Leeds in the 90s… it was cool. Some of the events, brands, stores, music being produced in the city were some of the most exciting in the world. One brand that really encapsulated a lot of that buzz is Nicholas Deakins, a footwear and clothing brand born in Leeds, with a White Rose in its logo that everyone had to have. I checked in with Nicholas Deakins founder and Managing Director Craig Tate to talk about some of the history behind the brand and how that 90s buzz might be coming back to Leeds.
Lee Hicken: You studied fashion and textiles in London before starting ND, how did you find that experience? An important part of your development?
Craig Tate: My time at college was invaluable to the development of Nicholas Deakins, it gave me the basics of design and opened my eyes further into the magical world of fashion.
LH: So ND started when two friends decided to work together, what was the reason behind that? Gap in market? Creative itch?

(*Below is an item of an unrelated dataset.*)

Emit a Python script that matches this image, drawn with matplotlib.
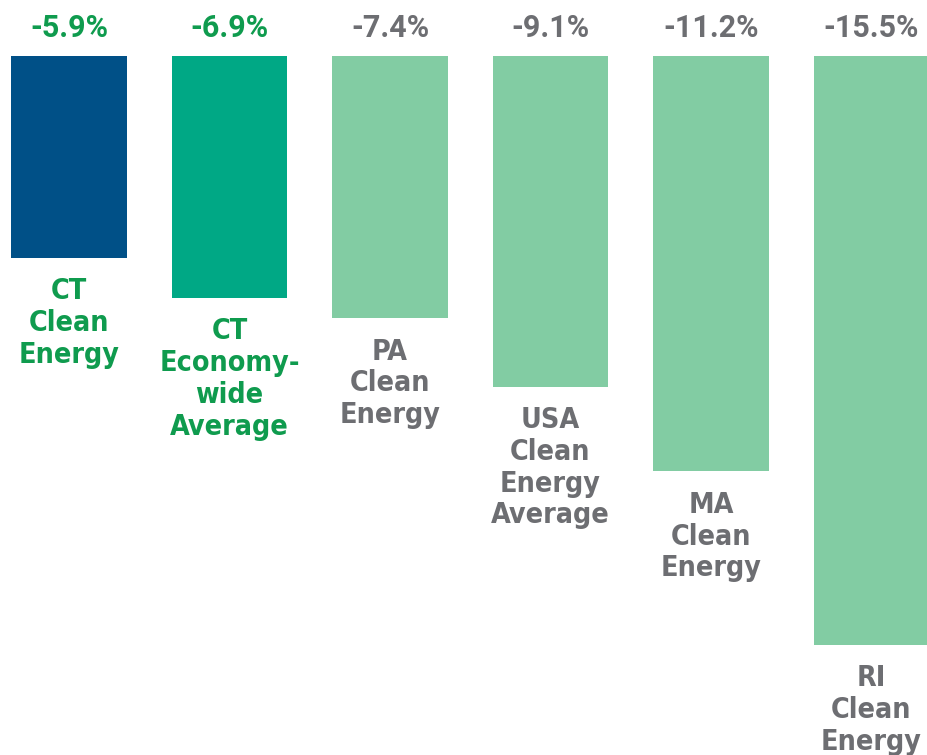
import matplotlib.pyplot as plt

# data
labels = ["CT\nClean\nEnergy", "CT\nEconomy-\nwide\nAverage", "PA\nClean\nEnergy",
          "USA\nClean\nEnergy\nAverage", "MA\nClean\nEnergy", "RI\nClean\nEnergy"]
values = [-5.9, -6.9, -7.4, -9.1, -11.2, -15.5]
value_labels = ["-5.9%", "-6.9%", "-7.4%", "-9.1%", "-11.2%", "-15.5%"]
bar_colors = ["#005087", "#00A885", "#82CCA3", "#82CCA3", "#82CCA3", "#82CCA3"]
text_colors = ["#0F9B4E", "#0F9B4E", "#6D6E72", "#6D6E72", "#6D6E72", "#6D6E72"]


def plot():
    fig = plt.figure(figsize=(9.27, 7.55), dpi=100)
    ax = fig.add_axes([0, 0, 1, 699 / 755])
    x = list(range(len(values)))
    ax.bar(x, values, width=0.7227, color=bar_colors)
    ax.set_xlim(-0.4299, 5.3458)
    ax.set_ylim(-18.24, -0.893)
    ax.axis("off")

    top = ax.get_ylim()[1]
    for i, v in enumerate(values):
        # value above the plot area
        ax.annotate(value_labels[i], (i, top), xytext=(0, 20), textcoords="offset points",
                    ha="center", va="center", fontsize=22, fontweight="bold",
                    family=["Roboto", "DejaVu Sans"], color=text_colors[i],
                    annotation_clip=False)
        # category under the bar
        ax.annotate(labels[i], (i, v), xytext=(0, -14), textcoords="offset points",
                    ha="center", va="top", fontsize=20.5, fontweight="bold",
                    fontstretch="condensed",
                    family=["DejaVu Sans"], color=text_colors[i],
                    linespacing=1.17, annotation_clip=False)

    fig.savefig("out.png", dpi=100)


if __name__ == "__main__":
    plot()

CT: Basically a gap in the market, there was nothing out there except Patrick Cox at £180 or Red or Dead so, we used our combined knowledge to design a boot that could be worn in the clubs we were going to like the Hacienda and Back to Basics. The first boot made out of WJ Brooke’s has become iconic.
LH: You used to work in Strand before starting ND, what was the scene like back then in Leeds? Was fashion important?
CT: My time at Strand was fantastic, Dave Dalby was a UK fashion big hitter who ran a tight ship but knew how to enjoy himself as well! His drinking escapades are the stuff of legends and he gave me an excellent grounding in all that is fashion. Strand were also the very first account to buy Nicholas Deakins and it took off from there.
LH: The brand grew very quickly and your first collection sold out right away. What do you think the reason was? Did you just hit the right note at the right time?
CT: Yes. The timing was perfect, our first collection was exactly what everyone had been waiting for.
LH: Another friend of ours, Dave Beer jokingly claims lots of the credit for ND because of Back2Basics, was this true in a way though? Were the music and fashion scenes in Leeds heavily linked?
CT: Ha ha, yes music and fashion in Leeds went hand in hand. Everyone at Nicholas Deakins spent time with Dave and Back to Basics, and he’s a great friend of mine, we definitely helped each other along the way.
LH: After Justin (co-founder Justin Deakin) left the business, what was your vision for the future?
CT: My vision has always been the same, to continuously design footwear that I myself would like to wear, admittedly we’ve now grown and are able to react to younger trends as well but the core principle is the same.
LH: How big is the company now? How many countries do you sell in etc?
CT: In the nineties we exported to 14 different countries and had great success in Japan, however the loss of our main supplier affected this and recently we’ve concentrated on the UK market. This year we’ve opened new accounts in Russia, Australia and the US and will be in Indonesisia for SS13.
LH: Tell us about the way your brand is working now with ND, Heritage and Deakins. For our readers, what are the differences between each strand?
CT: Nicholas Deakins is aimed at the more discerning consumer, it’s all about classic design and quality manufacturing. The heritage range sits within this and consists of our core apron boot group that we are best known for. Deakins is a later arrival, launched in 2000 this is a more commercial collection with more competitive price points and attracts a younger audience. There’s something for everyone.
LH: What are your plans for the future of the company?
CT: We’ve been around for 21 years now. I intend to develop and diversify the brands further, the apparel is going from strength to strength for example and I expect great growth here.
LH: What advice would you have for young menswear / footwear designers in Leeds?
CT: Advice, that’s easy; you’ve got to have a design or product that’s special, next you must retain its quality but above all you need to work your socks off! Be prepared for some long hours.
LH: What do you think we need to do to build a fashion industry here in Leeds? How do we stop our best talent leaving and recreate some of the buzz from the 90s?
CT: The nineties was a very special time for Leeds in terms of fashion and music etc, but I can see a similar situation again especially with the work the digital and social media guys are putting out at the moment.